Entries supplied |
::::

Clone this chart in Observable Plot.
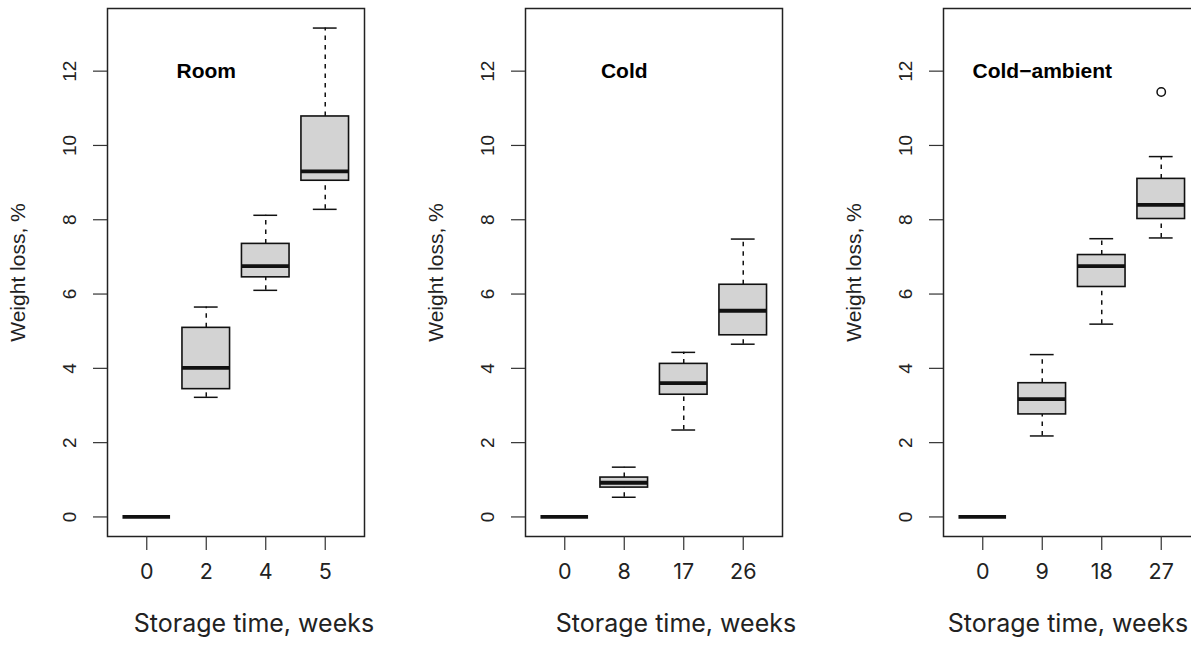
<!DOCTYPE html>
<html>
<head>
<meta charset="utf-8">
<script src="https://cdn.jsdelivr.net/npm/d3@7"></script>
<script src="https://cdn.jsdelivr.net/npm/@observablehq/plot@0.6"></script>
<style>
html, body { margin: 0; padding: 0; background: #fff; overflow: hidden; }
#wrap { position: relative; width: 1191px; height: 648px; overflow: hidden; background: #fff; }
.panel { position: absolute; top: 0; }
</style>
</head>
<body>
<div id="wrap"></div>
<script>
// ---- Data ----
const panelTitles = ["Room", "Cold", "Cold\u2212ambient"];
const xTitle = "Storage time, weeks";
const yTitle = "Weight loss, %";
const yTicks = [0, 2, 4, 6, 8, 10, 12];

const roomWeeks = ["0", "2", "4", "5"];
const roomLow   = [0, 3.22, 6.10, 8.28];
const roomQ1    = [0, 3.44, 6.45, 9.05];
const roomMed   = [0, 4.01, 6.75, 9.30];
const roomQ3    = [0, 5.09, 7.35, 10.78];
const roomHigh  = [0, 5.65, 8.12, 13.16];
const roomOutWeek = [];
const roomOutVal  = [];

const coldWeeks = ["0", "8", "17", "26"];
const coldLow   = [0, 0.53, 2.34, 4.65];
const coldQ1    = [0, 0.79, 3.29, 4.89];
const coldMed   = [0, 0.92, 3.60, 5.55];
const coldQ3    = [0, 1.06, 4.12, 6.25];
const coldHigh  = [0, 1.34, 4.43, 7.48];
const coldOutWeek = [];
const coldOutVal  = [];

const ambWeeks = ["0", "9", "18", "27"];
const ambLow   = [0, 2.18, 5.19, 7.51];
const ambQ1    = [0, 2.76, 6.19, 8.02];
const ambMed   = [0, 3.17, 6.75, 8.40];
const ambQ3    = [0, 3.60, 7.05, 9.10];
const ambHigh  = [0, 4.37, 7.49, 9.70];
const ambOutWeek = ["27"];
const ambOutVal  = [11.44];

// ---- Build ----
const panels = [
  {title: panelTitles[0], weeks: roomWeeks, low: roomLow, q1: roomQ1, med: roomMed, q3: roomQ3, high: roomHigh, outW: roomOutWeek, outV: roomOutVal, left: 0, titleDx: 18},
  {title: panelTitles[1], weeks: coldWeeks, low: coldLow, q1: coldQ1, med: coldMed, q3: coldQ3, high: coldHigh, outW: coldOutWeek, outV: coldOutVal, left: 417.7, titleDx: 22},
  {title: panelTitles[2], weeks: ambWeeks, low: ambLow, q1: ambQ1, med: ambMed, q3: ambQ3, high: ambHigh, outW: ambOutWeek, outV: ambOutVal, left: 835.7, titleDx: -4}
];

// R-style limits: data range padded by 4%
const allVals = panels.flatMap(p => [...p.low, ...p.high, ...p.outV]);
const yMin = d3.min(allVals), yMax = d3.max(allVals);
const yPad = (yMax - yMin) * 0.04;
const yDomain = [yMin - yPad, yMax + yPad];
const xDomain = [0.5 - 0.16, 4.5 + 0.16];

const ink = "#111";
const fontR = "'Liberation Sans', Arial, sans-serif";
const fontW = "Inter, 'Open Sans', sans-serif";

const wrap = document.getElementById("wrap");

panels.forEach(p => {
  const rows = p.weeks.map((w, k) => ({
    x: k + 1, label: w, low: p.low[k], q1: p.q1[k], med: p.med[k], q3: p.q3[k], high: p.high[k]
  }));
  const outs = p.outW.map((w, k) => ({x: p.weeks.indexOf(w) + 1, v: p.outV[k]}));
  const whisk = {stroke: ink, strokeWidth: 1.5, strokeDasharray: "4.5,5"};
  const cap = {stroke: ink, strokeWidth: 1.5};

  const chart = Plot.plot({
    width: 390,
    height: 648,
    marginLeft: 107,
    marginRight: 26,
    marginTop: 8,
    marginBottom: 112,
    style: {background: "transparent", overflow: "visible", fontFamily: fontR, color: ink},
    x: {domain: xDomain, axis: null, label: null},
    y: {domain: yDomain, axis: null, label: null},
    marks: [
      // whiskers
      Plot.ruleX(rows.filter(d => d.high > d.q3), {x: "x", y1: "q3", y2: "high", ...whisk}),
      Plot.ruleX(rows.filter(d => d.low < d.q1), {x: "x", y1: "low", y2: "q1", ...whisk}),
      // staples
      Plot.ruleY(rows, {y: "high", x1: d => d.x - 0.2, x2: d => d.x + 0.2, ...cap}),
      Plot.ruleY(rows, {y: "low", x1: d => d.x - 0.2, x2: d => d.x + 0.2, ...cap}),
      // boxes
      Plot.rect(rows, {x1: d => d.x - 0.4, x2: d => d.x + 0.4, y1: "q1", y2: "q3", fill: "#d3d3d3", stroke: ink, strokeWidth: 1.6}),
      // medians
      Plot.ruleY(rows, {y: "med", x1: d => d.x - 0.4, x2: d => d.x + 0.4, stroke: ink, strokeWidth: 3.8}),
      // outliers
      Plot.dot(outs, {x: "x", y: "v", r: 4.2, stroke: ink, strokeWidth: 1.5, fill: "none"}),
      // frame
      Plot.frame({stroke: "#222", strokeWidth: 1.5}),
      // y axis ticks
      Plot.axisY({ticks: yTicks, tickSize: 14, tickFormat: () => "", label: null, color: "#333", strokeWidth: 1.2}),
      // y tick labels (rotated, R style)
      Plot.text(yTicks, {y: d => d, text: d => String(d), frameAnchor: "left", textAnchor: "middle", rotate: -90, dx: -38, fontSize: 19, fontFamily: fontR, fill: "#222"}),
      // y title
      Plot.text([yTitle], {frameAnchor: "left", textAnchor: "middle", text: d => d, rotate: -90, dx: -89, fontSize: 21, fontFamily: fontR, fill: "#222"}),
      // x axis ticks
      Plot.axisX({ticks: rows.map(d => d.x), tickSize: 14, tickFormat: () => "", label: null, color: "#333", strokeWidth: 1.2}),
      // x tick labels
      Plot.text(rows, {x: "x", text: "label", frameAnchor: "bottom", dy: 42, fontSize: 21.5, fontFamily: fontW, fill: "#222"}),
      // x title
      Plot.text([xTitle], {frameAnchor: "bottom", text: d => d, dy: 95, dx: p.titleDx, fontSize: 25, fontFamily: fontW, fill: "#222"}),
      // panel title
      Plot.text([p.title], {x: 2, y: yTicks[yTicks.length - 1], text: d => d, fontSize: 21, fontWeight: "bold", fontFamily: fontR, fill: "#000"})
    ]
  });
  chart.classList.add("panel");
  chart.style.left = p.left + "px";
  wrap.appendChild(chart);
});
</script>
</body>
</html>
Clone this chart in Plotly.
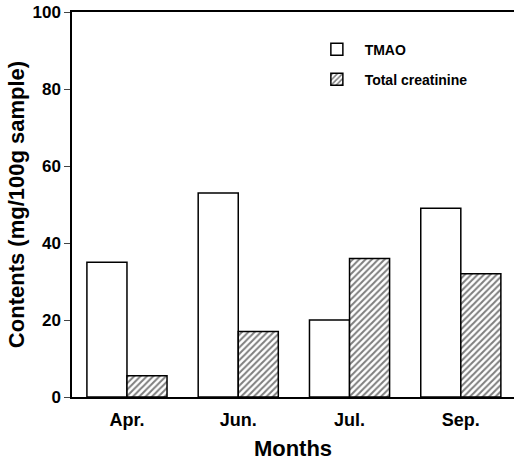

::::

Task description | Transcribe the whole listing exactly. Pictures are excluded.

Solved problem |
Clone this chart in Observable Plot.
<!DOCTYPE html>
<html>
<head>
<meta charset="utf-8">
<script src="https://cdn.jsdelivr.net/npm/d3@7"></script>
<script src="https://cdn.jsdelivr.net/npm/@observablehq/plot@0.6"></script>
<style>
html, body { margin: 0; padding: 0; background: #fff; overflow: hidden; }
#wrap { position: relative; width: 1191px; height: 648px; overflow: hidden; background: #fff; }
.panel { position: absolute; top: 0; }
</style>
</head>
<body>
<div id="wrap"></div>
<script>
// ---- Data ----
const panelTitles = ["Room", "Cold", "Cold\u2212ambient"];
const xTitle = "Storage time, weeks";
const yTitle = "Weight loss, %";
const yTicks = [0, 2, 4, 6, 8, 10, 12];

const roomWeeks = ["0", "2", "4", "5"];
const roomLow   = [0, 3.22, 6.10, 8.28];
const roomQ1    = [0, 3.44, 6.45, 9.05];
const roomMed   = [0, 4.01, 6.75, 9.30];
const roomQ3    = [0, 5.09, 7.35, 10.78];
const roomHigh  = [0, 5.65, 8.12, 13.16];
const roomOutWeek = [];
const roomOutVal  = [];

const coldWeeks = ["0", "8", "17", "26"];
const coldLow   = [0, 0.53, 2.34, 4.65];
const coldQ1    = [0, 0.79, 3.29, 4.89];
const coldMed   = [0, 0.92, 3.60, 5.55];
const coldQ3    = [0, 1.06, 4.12, 6.25];
const coldHigh  = [0, 1.34, 4.43, 7.48];
const coldOutWeek = [];
const coldOutVal  = [];

const ambWeeks = ["0", "9", "18", "27"];
const ambLow   = [0, 2.18, 5.19, 7.51];
const ambQ1    = [0, 2.76, 6.19, 8.02];
const ambMed   = [0, 3.17, 6.75, 8.40];
const ambQ3    = [0, 3.60, 7.05, 9.10];
const ambHigh  = [0, 4.37, 7.49, 9.70];
const ambOutWeek = ["27"];
const ambOutVal  = [11.44];

// ---- Build ----
const panels = [
  {title: panelTitles[0], weeks: roomWeeks, low: roomLow, q1: roomQ1, med: roomMed, q3: roomQ3, high: roomHigh, outW: roomOutWeek, outV: roomOutVal, left: 0, titleDx: 18},
  {title: panelTitles[1], weeks: coldWeeks, low: coldLow, q1: coldQ1, med: coldMed, q3: coldQ3, high: coldHigh, outW: coldOutWeek, outV: coldOutVal, left: 417.7, titleDx: 22},
  {title: panelTitles[2], weeks: ambWeeks, low: ambLow, q1: ambQ1, med: ambMed, q3: ambQ3, high: ambHigh, outW: ambOutWeek, outV: ambOutVal, left: 835.7, titleDx: -4}
];

// R-style limits: data range padded by 4%
const allVals = panels.flatMap(p => [...p.low, ...p.high, ...p.outV]);
const yMin = d3.min(allVals), yMax = d3.max(allVals);
const yPad = (yMax - yMin) * 0.04;
const yDomain = [yMin - yPad, yMax + yPad];
const xDomain = [0.5 - 0.16, 4.5 + 0.16];

const ink = "#111";
const fontR = "'Liberation Sans', Arial, sans-serif";
const fontW = "Inter, 'Open Sans', sans-serif";

const wrap = document.getElementById("wrap");

panels.forEach(p => {
  const rows = p.weeks.map((w, k) => ({
    x: k + 1, label: w, low: p.low[k], q1: p.q1[k], med: p.med[k], q3: p.q3[k], high: p.high[k]
  }));
  const outs = p.outW.map((w, k) => ({x: p.weeks.indexOf(w) + 1, v: p.outV[k]}));
  const whisk = {stroke: ink, strokeWidth: 1.5, strokeDasharray: "4.5,5"};
  const cap = {stroke: ink, strokeWidth: 1.5};

  const chart = Plot.plot({
    width: 390,
    height: 648,
    marginLeft: 107,
    marginRight: 26,
    marginTop: 8,
    marginBottom: 112,
    style: {background: "transparent", overflow: "visible", fontFamily: fontR, color: ink},
    x: {domain: xDomain, axis: null, label: null},
    y: {domain: yDomain, axis: null, label: null},
    marks: [
      // whiskers
      Plot.ruleX(rows.filter(d => d.high > d.q3), {x: "x", y1: "q3", y2: "high", ...whisk}),
      Plot.ruleX(rows.filter(d => d.low < d.q1), {x: "x", y1: "low", y2: "q1", ...whisk}),
      // staples
      Plot.ruleY(rows, {y: "high", x1: d => d.x - 0.2, x2: d => d.x + 0.2, ...cap}),
      Plot.ruleY(rows, {y: "low", x1: d => d.x - 0.2, x2: d => d.x + 0.2, ...cap}),
      // boxes
      Plot.rect(rows, {x1: d => d.x - 0.4, x2: d => d.x + 0.4, y1: "q1", y2: "q3", fill: "#d3d3d3", stroke: ink, strokeWidth: 1.6}),
      // medians
      Plot.ruleY(rows, {y: "med", x1: d => d.x - 0.4, x2: d => d.x + 0.4, stroke: ink, strokeWidth: 3.8}),
      // outliers
      Plot.dot(outs, {x: "x", y: "v", r: 4.2, stroke: ink, strokeWidth: 1.5, fill: "none"}),
      // frame
      Plot.frame({stroke: "#222", strokeWidth: 1.5}),
      // y axis ticks
      Plot.axisY({ticks: yTicks, tickSize: 14, tickFormat: () => "", label: null, color: "#333", strokeWidth: 1.2}),
      // y tick labels (rotated, R style)
      Plot.text(yTicks, {y: d => d, text: d => String(d), frameAnchor: "left", textAnchor: "middle", rotate: -90, dx: -38, fontSize: 19, fontFamily: fontR, fill: "#222"}),
      // y title
      Plot.text([yTitle], {frameAnchor: "left", textAnchor: "middle", text: d => d, rotate: -90, dx: -89, fontSize: 21, fontFamily: fontR, fill: "#222"}),
      // x axis ticks
      Plot.axisX({ticks: rows.map(d => d.x), tickSize: 14, tickFormat: () => "", label: null, color: "#333", strokeWidth: 1.2}),
      // x tick labels
      Plot.text(rows, {x: "x", text: "label", frameAnchor: "bottom", dy: 42, fontSize: 21.5, fontFamily: fontW, fill: "#222"}),
      // x title
      Plot.text([xTitle], {frameAnchor: "bottom", text: d => d, dy: 95, dx: p.titleDx, fontSize: 25, fontFamily: fontW, fill: "#222"}),
      // panel title
      Plot.text([p.title], {x: 2, y: yTicks[yTicks.length - 1], text: d => d, fontSize: 21, fontWeight: "bold", fontFamily: fontR, fill: "#000"})
    ]
  });
  chart.classList.add("panel");
  chart.style.left = p.left + "px";
  wrap.appendChild(chart);
});
</script>
</body>
</html>
Clone this chart in Plotly.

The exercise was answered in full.